Increased ROI for IT infrastructure and staff
The infrastructure tools used for optimizing data also provide insight into the performance of the server, storage, network, and system software components of a company’s IT operations. Having access to such information greatly facilitates tasks such as planning, troubleshooting, and forecasting, resulting in more efficient use of hardware and software resources, and of IT staff personnel.
Performance that meets customer expectations
In the internet age, customers have come to expect and demand speed, accuracy, and comprehensive information from the businesses they deal with. Whether the interaction is online, by telephone, or face-to-face, customers expect front-line personnel to be able to respond quickly with accurate and pertinent information. Data optimization is often the key to providing real-time service that meets customer expectations.
Agility and flexibility in decision-making
In today’s business environment, threats and opportunities can appear with lightning speed, and a company’s very survival can depend on how quickly it reacts. The key is having timely access to good information. But pulling together data from disparate sources and formats, even with automated tools, can be a time consuming and error-prone endeavor.
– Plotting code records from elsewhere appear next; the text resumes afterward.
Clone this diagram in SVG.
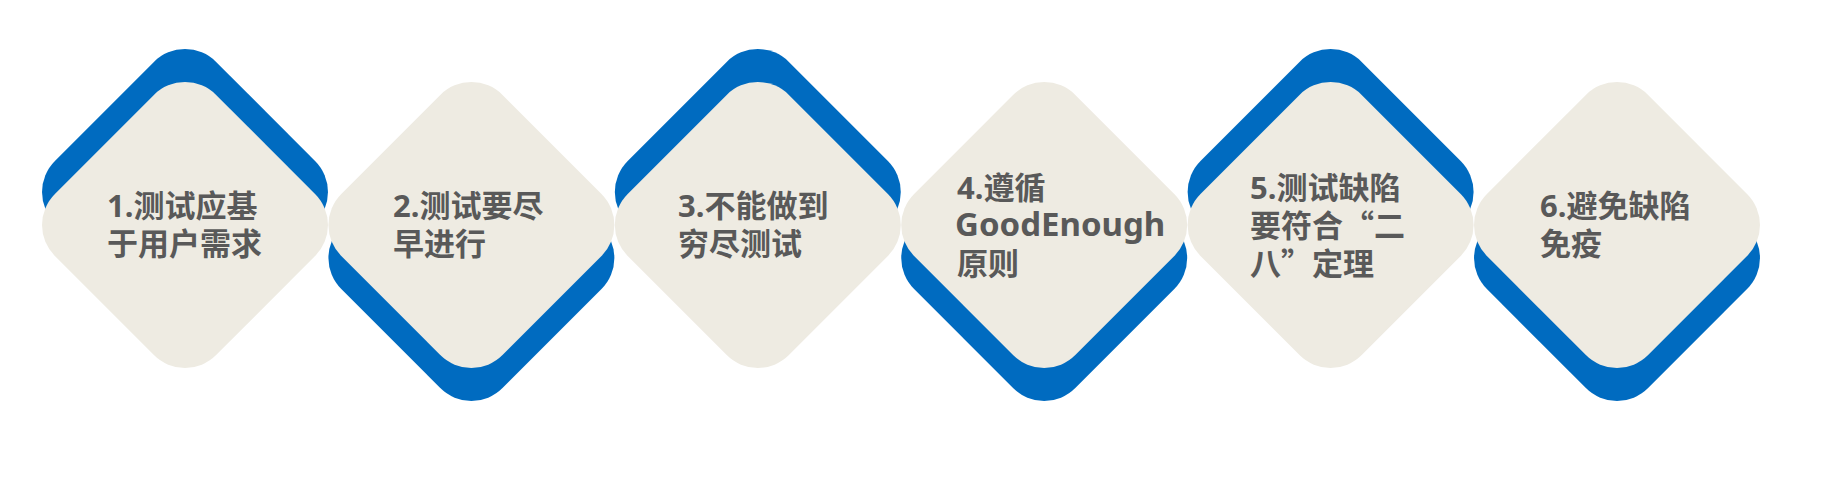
<svg xmlns="http://www.w3.org/2000/svg" xmlns:xlink="http://www.w3.org/1999/xlink" width="1840" height="489" viewBox="0 0 1840 489">
  <style>
    .blue { fill: #006BC0; }
    .tan { fill: #EEEBE2; }
    .lbl { font-family: "Noto Sans", "Noto Sans CJK SC", sans-serif; font-weight: 700; font-size: 31px; fill: #595959; }
    .cjk { font-family: "Noto Sans CJK SC", sans-serif; }
    .lat { font-size: 33px; }
  </style>
  <defs>
    <path id="dia" d="M -31.11,-130.09 A 44 44 0 0 1 31.11,-130.09 L 130.09,-31.11 A 44 44 0 0 1 130.09,31.11 L 31.11,130.09 A 44 44 0 0 1 -31.11,130.09 L -130.09,31.11 A 44 44 0 0 1 -130.09,-31.11 Z"/>
  </defs>
  <rect width="1840" height="489" fill="#FFFFFF"/>
  <g id="connectors"/>
  <g id="node1">
    <use href="#dia" xlink:href="#dia" class="blue" x="185" y="192"/>
    <use href="#dia" xlink:href="#dia" class="tan" x="185" y="225"/>
    <text class="lbl" x="107" y="217">1.测试应基<tspan x="107" y="255">于用户需求</tspan></text>
  </g>
  <g id="node2">
    <use href="#dia" xlink:href="#dia" class="blue" x="471.4" y="258"/>
    <use href="#dia" xlink:href="#dia" class="tan" x="471.4" y="225"/>
    <text class="lbl" x="393" y="217">2.测试要尽<tspan x="393" y="255">早进行</tspan></text>
  </g>
  <g id="node3">
    <use href="#dia" xlink:href="#dia" class="blue" x="757.8" y="192"/>
    <use href="#dia" xlink:href="#dia" class="tan" x="757.8" y="225"/>
    <text class="lbl" x="678" y="217">3.不能做到<tspan x="678" y="255">穷尽测试</tspan></text>
  </g>
  <g id="node4">
    <use href="#dia" xlink:href="#dia" class="blue" x="1044.2" y="258"/>
    <use href="#dia" xlink:href="#dia" class="tan" x="1044.2" y="225"/>
    <text class="lbl" x="957" y="199">4.遵循<tspan class="lat" x="955" y="236">GoodEnough</tspan><tspan x="957" y="275">原则</tspan></text>
  </g>
  <g id="node5">
    <use href="#dia" xlink:href="#dia" class="blue" x="1330.6" y="192"/>
    <use href="#dia" xlink:href="#dia" class="tan" x="1330.6" y="225"/>
    <text class="lbl" x="1250" y="199">5.测试缺陷<tspan x="1250" y="237">要符合<tspan class="cjk">“</tspan>二</tspan><tspan x="1250" y="275">八<tspan class="cjk">”</tspan>定理</tspan></text>
  </g>
  <g id="node6">
    <use href="#dia" xlink:href="#dia" class="blue" x="1617" y="258"/>
    <use href="#dia" xlink:href="#dia" class="tan" x="1617" y="225"/>
    <text class="lbl" x="1540" y="217">6.避免缺陷<tspan x="1540" y="255">免疫</tspan></text>
  </g>
</svg>
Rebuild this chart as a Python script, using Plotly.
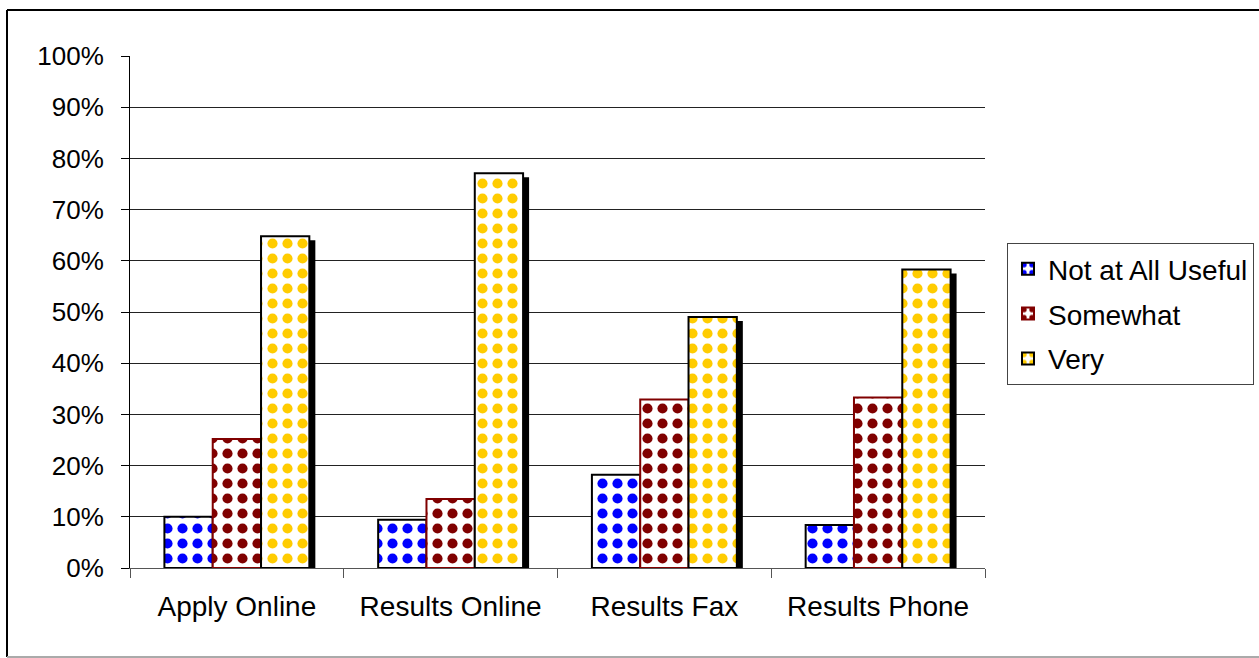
import plotly.graph_objects as go

categories = ["Apply Online", "Results Online", "Results Fax", "Results Phone"]
not_at_all = [10.0, 9.4, 18.2, 8.4]
somewhat = [25.2, 13.5, 32.9, 33.3]
very = [64.8, 77.1, 49.0, 58.3]
series_names = ["Not at All Useful", "Somewhat", "Very"]
y_ticks = [0, 10, 20, 30, 40, 50, 60, 70, 80, 90, 100]

W, H = 1259, 658
L, R, T, B = 130, 274, 56, 90
pw, ph = W - L - R, H - T - B
cat_px = pw / len(categories)
px_per_pct = ph / 100.0

bar_w = 0.226
offsets = [-0.339, -0.113, 0.113]
shadow_dx = 6 / cat_px
shadow_dy = 4 / px_per_pct

fig = go.Figure()

def pattern_bar(name, vals, color, line_color, off, grp):
    return go.Bar(
        name=name, x=categories, y=vals, offset=off, width=bar_w,
        legendgroup=grp,
        marker=dict(
            color="white",
            line=dict(color=line_color, width=2),
            pattern=dict(shape=".", fgcolor=color, bgcolor="white",
                         fgopacity=1, size=15, solidity=0.36,
                         fillmode="replace"),
        ),
        hoverinfo="x+y",
    )

fig.add_trace(pattern_bar(series_names[0], not_at_all, "#0000FF", "#000000", offsets[0], "g1"))
fig.add_trace(pattern_bar(series_names[1], somewhat, "#800000", "#800000", offsets[1], "g2"))
# shadow under the "Very" bars
fig.add_trace(go.Bar(
    x=categories, y=[v - shadow_dy for v in very], offset=offsets[2] + shadow_dx,
    width=bar_w, marker=dict(color="#000000", line=dict(width=0)),
    showlegend=False, hoverinfo="skip", legendgroup="g3",
))
fig.add_trace(pattern_bar(series_names[2], very, "#FFCC00", "#000000", offsets[2], "g3"))

font_family = "Liberation Sans, Arial, sans-serif"

def px_to_paper_x(px):
    return (px - L) / pw

def px_to_paper_y(py):
    return (H - B - py) / ph

shapes = [
    dict(type="line", xref="paper", yref="paper",
         x0=px_to_paper_x(7), x1=px_to_paper_x(7),
         y0=px_to_paper_y(10), y1=px_to_paper_y(657),
         line=dict(color="#000000", width=2)),
    dict(type="line", xref="paper", yref="paper",
         x0=px_to_paper_x(7), x1=px_to_paper_x(1265),
         y0=px_to_paper_y(10), y1=px_to_paper_y(10),
         line=dict(color="#000000", width=2)),
    dict(type="line", xref="paper", yref="paper",
         x0=px_to_paper_x(7), x1=px_to_paper_x(1265),
         y0=px_to_paper_y(657), y1=px_to_paper_y(657),
         line=dict(color="#AAAAAA", width=2)),
]

fig.update_layout(
    width=W, height=H,
    margin=dict(l=L, r=R, t=T, b=B, pad=0, autoexpand=False),
    paper_bgcolor="white", plot_bgcolor="white",
    barmode="overlay",
    font=dict(family=font_family, color="#000000", size=26),
    shapes=shapes,
    showlegend=True,
    legend=dict(
        xref="container", yref="container",
        x=1007 / W, xanchor="left",
        y=1 - 243 / H, yanchor="top",
        bgcolor="white", bordercolor="#444444", borderwidth=1,
        font=dict(size=28, family=font_family),
        traceorder="grouped", tracegroupgap=5.5,
    ),
    xaxis=dict(
        type="category", showline=True, linecolor="#555555", linewidth=1,
        ticks="outside", ticklen=9, tickcolor="#555555", tickson="boundaries",
        showgrid=False, tickfont=dict(size=28), ticklabelstandoff=13,
        range=[-0.5, 3.5], fixedrange=True,
    ),
    yaxis=dict(
        range=[0, 100], tickvals=y_ticks,
        ticktext=[f"{t}%" for t in y_ticks],
        showline=True, linecolor="#000000", linewidth=1,
        ticks="outside", ticklen=8, tickcolor="#000000",
        showgrid=True, gridcolor="#222222", gridwidth=1,
        zeroline=False, tickfont=dict(size=26), ticklabelstandoff=12,
    ),
)

fig.write_html("out.html")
Data optimization alleviates that problem by restructuring datasets and filtering out inaccuracies and noise. The result is usually a significant increase in the speed with which actionable information can be extracted, analyzed, and made available to decision-makers.
Enhanced company reputation
Poor data quality can produce inaccuracies and inconsistencies that reduce the perceived trustworthiness and utility of information that is critical to the operations of the business. The result is often the introduction of confusion, delay, and the potential for strife into transactions with customers, business partners, and even employees. The improvement in data quality brought about by the data optimization process minimizes a company’s exposure to such problems, and enhances its overall reputation.